ZAMFARA, Nigeria
Gunmen abducted 73 students in yet another school attack in north-western Nigeria on Wednesday, police said, prompting authorities to close all primary and secondary schools across Zamfara state.
The new kidnappings came just days after
three other groups of hostages were freed when large ransom payments were
reportedly made, raising hopes that other captives might soon be freed, too.
Attackers descended upon the Government Day
Secondary School in the remote village of Kaya around noon Wednesday, local
resident Yusuf Mohammed told The Associated Press. The kidnappers then began
shooting into the air before taking the students, he said.
Zamfara state police spokesman Mohammed Shehu
said an operation was underway to rescue the students.
More than 1,000 students have been kidnapped
from schools in northern Nigeria since December. While most pupils ultimately
have been released, some have died or been killed in captivity and about 200
remained hostages before Wednesday's attack, according to UNICEF.

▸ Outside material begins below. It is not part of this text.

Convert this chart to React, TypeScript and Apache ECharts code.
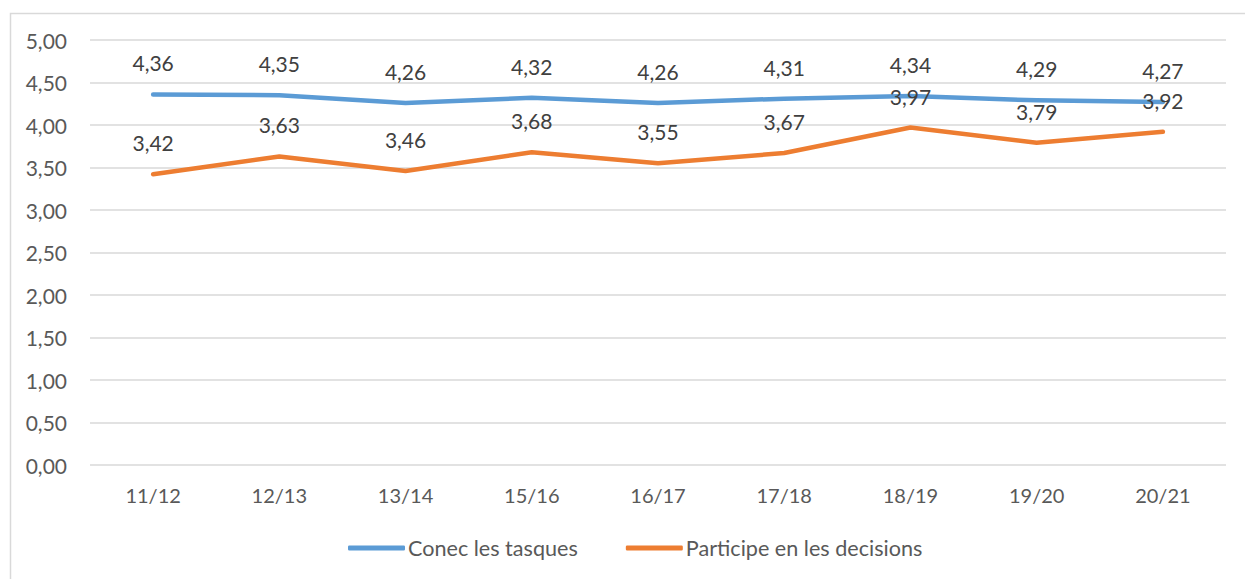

Government officials haven't commented on
whether they played any role in the hostage releases announced Friday, but it
appears parents from at least one of those schools did pay a large ransom.
The head teacher at one of the schools in
Niger state told AP that many parents sold most of what they owned in an effort
to raise funds totaling more than 30 million naira (about $72,900). The Salihu
Tanko Islamiya School also sold off a piece of land where they had planned an
expansion project, he added.
Those 90 pupils freed were the youngest
hostages ever taken from a school in Nigeria, with children as young as 4 taken
into the remote forests by gunmen and held for three months without their
parents. One child, who hasn't been identified, died during the ordeal,
authorities said last week.
It remains unclear whether the kidnappers of
the three separate hostage groups last week are connected or if the
simultaneous releases were merely coincidental. Each took place in a different
state and they involved students of varying ages.
Authorities so far have blamed this year's
spate of kidnappings on “bandits,” or criminals operating out of remote,
forested areas of northern Nigeria. Most of the gunmen are believed to be young
men from the Fulani ethnic group who had traditionally worked as nomadic cattle
herders before turning to the profitable crime of abducting children for
ransom.
Some fear the gunmen in the northwest are
linked in some way to the Islamic militants long active in the northeast, who
drew international condemnation in 2014 when they abducted 276 schoolgirls in
Chibok in 2014, prompting the #BringBackOurGirls campaign.
More than 100 of those girls are still
missing, though two recently turned up years later, both of whom had had
children with the militants they were forced to marry.